Ce
soir, l'Euro 2016 commence avec le match France-Roumanie. Match
retour, c'est un dialogue
entre Corneliu Porumboiu et son père Adrian. Ce dernier a été
arbitre de football et ensemble, ils regardent un match de décembre
1988 entre deux équipes roumaines, un match arbitré par Adrian
Porumboiu. Adrian avait 38 ans, Corneliu 13 ans. Il neigeait comme on
ne peut même pas l'envisager, la télé retransmettait ce derby
entre le Dinamo, l'équipe de football de la Securitate, la police
secrète roumaine de sinistre réputation (maillot blanc puis bleu)
et Steaua, l'équipe de l'armée roumaine (maillot rouge).
On
ne verra donc jamais le père et le fils, on ne fera que les entendre
commenter ce match diffusé dans son intégralité et sans le son
d'origine. Comme je n'y connais pas grand chose en foot, je leur fais
confiance sur la qualité du match. Le père affirme qu'il est
rapide, de bonne qualité, malgré la difficulté de cette neige qui
s’amoncelle sur le terrain masquant les marques sur la pelouse.
Adrian se rappelle les souvenirs, notamment que les dirigeants de
chaque équipe cherchait à le corrompre, une habitude dans la
Roumanie des Ceausescu. Adrian a commencé à se plaindre aux
autorités du football, on lui a demandé de se taire.
Le
match est filmé avec 3 caméras, remarque Corneliu. Et dès que deux
joueurs se chamaillent, se disputent et manquent de se taper dessus,
l'axe de la caméra est dévié sur les tribunes « les
communistes ne voulaient pas que les comportements antisportifs
soient filmés », dit Adrian. Le foot est donc avant tout un
soutien à l'idéologie. Le match est filmé en plans larges, la
caméra suit le ballon, jaune pour l'occasion, qu'on puisse le
distinguer de la neige qui rend les joueurs quasiment invisibles au
regard. Le père ne comprend pas que son fils fasse un tel film. Film
d'ailleurs qu'on qualifiera difficilement, entre documentaire,
expérimental, on ne sait guère.
Corneliu
répond à son père une phrase définitive : ce match, ça
ressemble à mes films, c'est trop long et il ne se passe rien. En
effet, le spectacle est relativement calme. Le père fait deux
remarques sur le laxisme dont l'accuse son fils. D'abord qu'être
arbitre n'est pas être juge. Il veille au bon déroulement du match.

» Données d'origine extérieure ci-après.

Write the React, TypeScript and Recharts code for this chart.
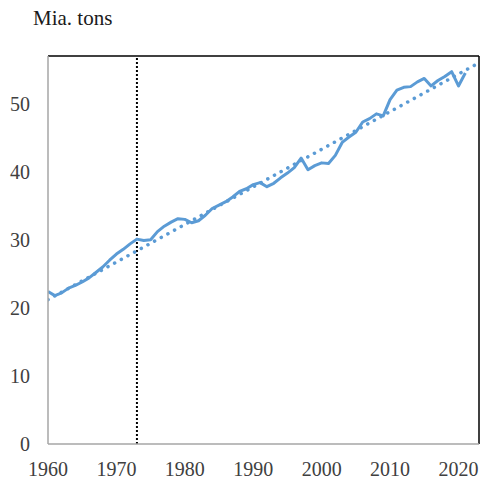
import React from "react";
import { LineChart, Line, XAxis, YAxis, ReferenceLine } from "recharts";

const years = [
  1960, 1961, 1962, 1963, 1964, 1965, 1966, 1967, 1968, 1969,
  1970, 1971, 1972, 1973, 1974, 1975, 1976, 1977, 1978, 1979,
  1980, 1981, 1982, 1983, 1984, 1985, 1986, 1987, 1988, 1989,
  1990, 1991, 1992, 1993, 1994, 1995, 1996, 1997, 1998, 1999,
  2000, 2001, 2002, 2003, 2004, 2005, 2006, 2007, 2008, 2009,
  2010, 2011, 2012, 2013, 2014, 2015, 2016, 2017, 2018, 2019,
  2020, 2021,
];

const production = [
  22.4, 21.8, 22.2, 22.9, 23.3, 23.8, 24.4, 25.2, 26.0, 27.0,
  27.9, 28.6, 29.4, 30.1, 29.9, 30.0, 31.2, 32.0, 32.6, 33.1,
  33.0, 32.5, 32.8, 33.6, 34.6, 35.1, 35.6, 36.3, 37.1, 37.5,
  38.1, 38.4, 37.8, 38.3, 39.1, 39.8, 40.6, 42.0, 40.3, 40.9,
  41.3, 41.2, 42.4, 44.3, 45.1, 45.8, 47.3, 47.8, 48.5, 48.2,
  50.6, 52.0, 52.4, 52.5, 53.2, 53.7, 52.6, 53.4, 54.0, 54.7,
  52.6, 54.5,
];

const trendYears = [1960, 2023];
const trendValues = [21.2, 56.0];

const xTicks = [1960, 1970, 1980, 1990, 2000, 2010, 2020];
const yTicks = [0, 10, 20, 30, 40, 50];
const markerYear = 1973;
const unitLabel = "Mia. tons";

type Row = { year: number; value?: number | null; trend?: number | null };

const data: Row[] = years.map((y, i) => ({ year: y, value: production[i], trend: null }));
trendYears.forEach((ty, i) => {
  const row = data.find((r) => r.year === ty);
  if (row) row.trend = trendValues[i];
  else data.push({ year: ty, value: null, trend: trendValues[i] });
});

const font = "'Liberation Serif', 'Times New Roman', serif";

export default function App() {
  return (
    <div style={{ position: "absolute", left: 0, top: 0, width: 481, height: 482, background: "#fff" }}>
      <div
        style={{
          position: "absolute",
          left: 33,
          top: 6,
          fontFamily: font,
          fontSize: 21,
          color: "#1a1a1a",
          lineHeight: "24px",
        }}
      >
        {unitLabel}
      </div>
      <LineChart
        width={481}
        height={482}
        data={data}
        margin={{ top: 56, right: 2, bottom: 0, left: 0 }}
      >
        <XAxis
          dataKey="year"
          type="number"
          domain={[1960, 2023]}
          ticks={xTicks}
          allowDataOverflow
          tickLine={false}
          axisLine={{ stroke: "#a6a6a6", strokeWidth: 1.5 }}
          tick={{ fill: "#404040", fontSize: 20, fontFamily: font }}
          tickMargin={12}
          height={38}
        />
        <YAxis
          type="number"
          domain={[0, 57]}
          ticks={yTicks}
          allowDataOverflow
          tickLine={false}
          axisLine={{ stroke: "#a6a6a6", strokeWidth: 1.5 }}
          tick={{ fill: "#404040", fontSize: 20, fontFamily: font }}
          tickMargin={12}
          width={48}
        />
        <ReferenceLine y={57} stroke="#000" strokeWidth={1.5} />
        <ReferenceLine x={2023} stroke="#000" strokeWidth={1.5} />
        <ReferenceLine x={markerYear} stroke="#000" strokeWidth={2} strokeDasharray="2 2" />
        <Line
          dataKey="trend"
          stroke="#5B9BD5"
          strokeWidth={3.5}
          strokeDasharray="0.1 7.5"
          strokeLinecap="round"
          dot={false}
          connectNulls
          isAnimationActive={false}
        />
        <Line
          dataKey="value"
          stroke="#5B9BD5"
          strokeWidth={3}
          strokeLinejoin="round"
          dot={false}
          isAnimationActive={false}
        />
      </LineChart>
    </div>
  );
}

Ensuite, qu'en 1988, les footballeurs ne tombaient pas au moindre
geste d'un adversaire. Dans la deuxième mi-temps, une fois toutes
les anecdotes racontées, le père devient silencieux, comme s'il
n'arrivait plus à se souvenir de quoi que ce soit, comme si la neige
de télévision procédait à son travail d'oubli.